By Stefan J. Bos
With Christmas and other celebrations approaching, much of Europe still faces lockdowns and other measures amid the raging coronavirus pandemic.
In Sweden, people have been told to prepare for possible travel restrictions during the holiday period.
And Irish Prime Minister Leo Varadkar made clear that people in his Catholic nation might have to celebrate Christmas without loved ones living abroad. "I think in terms of people booking flights to come home for Christmas, I'd advise them not to do that at the moment," he told legislators.
"I know that's difficult . . . tough, but Christmas is six weeks away, and it's too soon to be booking flights to come home," he added. "We're not in a position at this point to advise people that it's safe to come home for Christmas."
ENGLAND DISEASE RECALLED
Varadkar cited the 1967 outbreak of Foot and Mouth disease in England, where Irish people were asked not to come home. "They didn't come into Ireland, and I'm not saying it's the same, but certainly, we're not in the position at this point to advise people that it's safe to come home for Christmas."
He added: "I know that's a tough message to hear, but that's the case for the short term. International travel is a risk. I think we need to be upfront and honest about that."
French authorities also said it was too soon to tell if people could make travel arrangements. France is among several nations with tough lockdowns.

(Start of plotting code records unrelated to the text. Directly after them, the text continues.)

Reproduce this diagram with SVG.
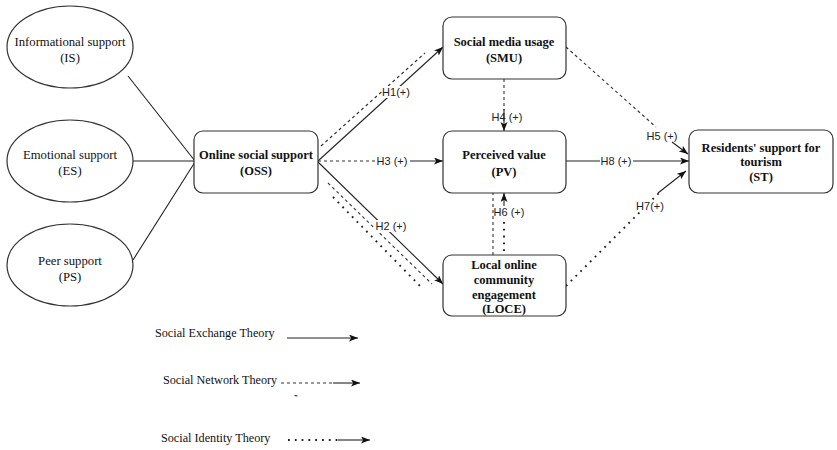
<svg xmlns="http://www.w3.org/2000/svg" width="837" height="450" viewBox="0 0 837 450">
<style>
.node{fill:#fff;stroke:#333;stroke-width:1.2}
.t{font-family:"Liberation Serif","Times New Roman",serif;font-size:12.7px;fill:#111;text-anchor:middle}
.b{font-family:"Liberation Serif","Times New Roman",serif;font-size:12.5px;font-weight:bold;fill:#111;text-anchor:middle}
.lg{font-family:"Liberation Serif","Times New Roman",serif;font-size:12.2px;fill:#111}
.lbl{font-family:"Liberation Sans",Arial,sans-serif;font-size:11px;fill:#222;text-anchor:middle}
.bg{fill:#fff}
.s{fill:none;stroke:#222;stroke-width:1.1}
.d{fill:none;stroke:#333;stroke-width:1.1;stroke-dasharray:3 3}
.o{fill:none;stroke:#222;stroke-width:1.9;stroke-dasharray:1.8 5}
.a{marker-end:url(#arr)}
</style>
<defs>
<marker id="arr" markerWidth="10" markerHeight="8" refX="9" refY="3.5" orient="auto" markerUnits="userSpaceOnUse">
<path d="M0,0 L9,3.5 L0,7 L2.2,3.5 z" fill="#111"/>
</marker>
</defs>
<rect width="837" height="450" fill="#fff"/>

<g id="connectors">
<path class="s" d="M128,76 L195,161"/>
<path class="s" d="M133,161 L195,161"/>
<path class="s" d="M133,260 L195,162"/>

<g id="h1">
<path class="s a" d="M318,161 L443,47"/>
<path class="d" d="M321,146 L425,53"/>
<rect class="bg" x="382" y="86" width="29" height="12"/>
<text class="lbl" x="396" y="96">H1(+)</text>
</g>
<g id="h3">
<path class="d" d="M318,161 L376,161"/>
<text class="lbl" x="392" y="165">H3 (+)</text>
<path class="s a" d="M410,161 L443,161"/>
</g>
<g id="h2">
<path class="s a" d="M318,162 L443,284"/>
<path class="d" d="M328,183 L432,284"/>
<path class="o" d="M333,197 L421,287"/>
<rect class="bg" x="375" y="220" width="33" height="12"/>
<text class="lbl" x="391" y="230">H2 (+)</text>
</g>
<g id="h4">
<path class="d" d="M504,79 L504,110"/>
<rect class="bg" x="491" y="111" width="33" height="12"/>
<text class="lbl" x="507" y="121">H4 (+)</text>
<path class="s a" d="M504,109 L504,131"/>
</g>
<g id="h6">
<path class="d" d="M493,255 L493,193"/>
<path class="o" d="M504,251 L504,218"/>
<rect class="bg" x="494" y="206" width="31" height="12"/>
<text class="lbl" x="509" y="216">H6 (+)</text>
<path class="s a" d="M504,206 L504,193"/>
</g>
<g id="h8">
<path class="s a" d="M566,161 L689,161"/>
<rect class="bg" x="600" y="155" width="33" height="12"/>
<text class="lbl" x="616" y="165">H8 (+)</text>
</g>
<g id="h5">
<path class="d" d="M566,47 L656,127"/>
<text class="lbl" x="662" y="140">H5 (+)</text>
<path class="s a" d="M672,142 L688,154"/>
</g>
<g id="h7">
<path class="o" d="M566,286 L660,192"/>
<rect class="bg" x="635" y="200" width="31" height="12"/>
<text class="lbl" x="650" y="210">H7(+)</text>
<path class="s a" d="M658,193 L686,171"/>
</g>
</g>

<g id="IS">
<ellipse class="node" cx="70" cy="47" rx="63" ry="41"/>
<text class="t" x="70" y="46">Informational support</text>
<text class="t" x="70" y="62">(IS)</text>
</g>
<g id="ES">
<ellipse class="node" cx="70" cy="161" rx="63" ry="41"/>
<text class="t" x="70" y="159">Emotional support</text>
<text class="t" x="70" y="175">(ES)</text>
</g>
<g id="PS">
<ellipse class="node" cx="70" cy="265" rx="63" ry="41"/>
<text class="t" x="70" y="265">Peer support</text>
<text class="t" x="70" y="281">(PS)</text>
</g>
<g id="OSS">
<rect class="node" x="194" y="131" width="124" height="62" rx="9"/>
<text class="b" x="256" y="159">Online social support</text>
<text class="b" x="256" y="175">(OSS)</text>
</g>
<g id="SMU">
<rect class="node" x="443" y="17" width="123" height="62" rx="9"/>
<text class="b" x="504" y="46">Social media usage</text>
<text class="b" x="504" y="62">(SMU)</text>
</g>
<g id="PV">
<rect class="node" x="443" y="131" width="123" height="62" rx="9"/>
<text class="b" x="504" y="159">Perceived value</text>
<text class="b" x="504" y="176">(PV)</text>
</g>
<g id="LOCE">
<rect class="node" x="443" y="255" width="123" height="61" rx="9"/>
<text class="b" x="504" y="269">Local online</text>
<text class="b" x="504" y="284">community</text>
<text class="b" x="504" y="299">engagement</text>
<text class="b" x="504" y="313">(LOCE)</text>
</g>
<g id="ST">
<rect class="node" x="689" y="130" width="144" height="63" rx="9"/>
<text class="b" x="761" y="152">Residents' support for</text>
<text class="b" x="761" y="166">tourism</text>
<text class="b" x="761" y="181">(ST)</text>
</g>

<g id="legend">
<text class="lg" x="155" y="337">Social Exchange Theory</text>
<path class="s a" d="M287,338 L358,338"/>
<text class="lg" x="163" y="384">Social Network Theory</text>
<path class="d" d="M281,383 L333,383"/>
<path class="s a" d="M333,383 L360,383"/>
<path class="s" d="M294.5,395.5 L297.5,396"/>
<text class="lg" x="161" y="442">Social Identity Theory</text>
<path class="o" d="M288,440 L340,440"/>
<path class="s a" d="M338,440 L370,440"/>
</g>
</svg>
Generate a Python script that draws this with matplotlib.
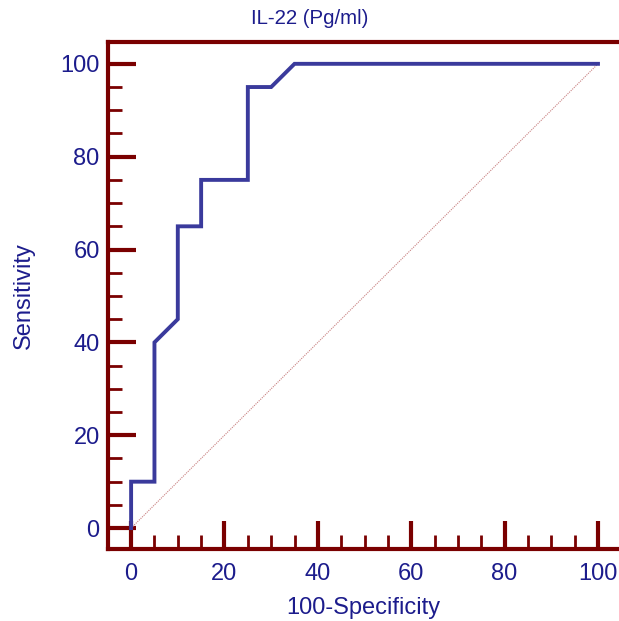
import numpy as np
import matplotlib
matplotlib.use('Agg')
import matplotlib.pyplot as plt
from matplotlib.ticker import MultipleLocator

# ROC curve points (100-Specificity, Sensitivity)
fpr = [0, 0, 5, 5, 10, 10, 15, 15, 25, 25, 30, 35, 100]
tpr = [0, 10, 10, 40, 45, 65, 65, 75, 75, 95, 95, 100, 100]
ticks = [0, 20, 40, 60, 80, 100]

plt.rcParams['font.family'] = ['Liberation Sans', 'DejaVu Sans']

spine_col = '#7a0000'
text_col = '#1c1c8c'
line_col = '#3a3a9c'

fig = plt.figure(figsize=(6.19, 6.21), dpi=100)
ax = fig.add_axes([108 / 619, 72 / 621, 511 / 619, 507 / 621])

ax.plot([0, 100], [0, 100], color='#c88080', lw=0.8, ls=(0, (1, 1)))
ax.plot(fpr, tpr, color=line_col, lw=2.8, solid_joinstyle='miter')

ax.set_xlim(-4.95, 104.5)
ax.set_ylim(-4.5, 104.7)
ax.set_xticks(ticks)
ax.set_yticks(ticks)
ax.xaxis.set_minor_locator(MultipleLocator(5))
ax.yaxis.set_minor_locator(MultipleLocator(5))

ax.spines['right'].set_visible(False)
for s in ['left', 'bottom', 'top']:
    ax.spines[s].set_color(spine_col)
    ax.spines[s].set_linewidth(3)

ax.tick_params(which='major', direction='in', length=20, width=3, color=spine_col,
               labelsize=17, labelcolor=text_col)
ax.tick_params(which='minor', direction='in', length=10, width=2, color=spine_col)
ax.tick_params(axis='y', which='both', right=False, pad=6)
ax.tick_params(axis='x', which='both', top=False, pad=10)

ax.set_xlabel('100-Specificity', fontsize=17, color=text_col, labelpad=9)
ax.set_ylabel('Sensitivity', fontsize=17, color=text_col, labelpad=18)
fig.text(0.5, 1 - 18 / 621, 'IL-22 (Pg/ml)', fontsize=14.7, color=text_col,
         ha='center', va='center')

fig.savefig('out.png', dpi=100)
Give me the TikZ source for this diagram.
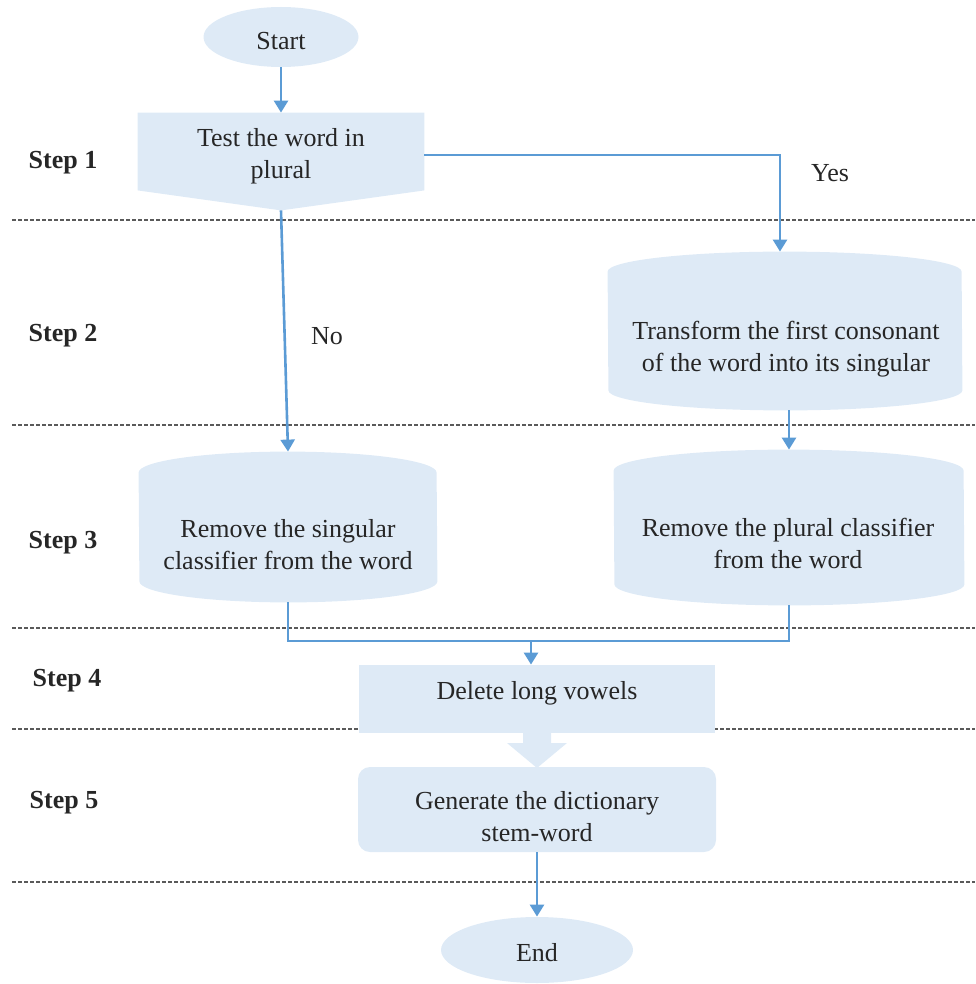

In Italy, for instance, much of the country is in lockdown, and there are calls for stricter measures after authorities reported 636 coronavirus deaths on Thursday.
Among others is Portugal, which has significantly expanded the number of places subject to a night curfew. From Monday, three-quarters of the country will be under the government's toughest restrictions.
HUNGARY'S ARMY INVOLVED
It's even more challenging here in Hungary. Prime Minister Viktor Orbán has asked the army to help impose an 8 pm to 5 am curfew.
While Hungary closed its borders to most foreigners in early September, bars and restaurants remained open, and 16,000 people attended a Budapest soccer match in late October.
But other central or eastern European countries imposed restrictions like those now in effect in Hungary weeks earlier. And this month, neighboring Slovakia administered 3 million tests in a single weekend, while Hungary's daily number of tests hovered around 18,000.
Prime Minister Orbán, who faces an election in 2022, says he hopes restrictions such as on family gatherings, which are limited to ten people, can be lifted by Christmas.
But he warns that the effects of the coronavirus measures introduced on Wednesday will only be visible in two weeks.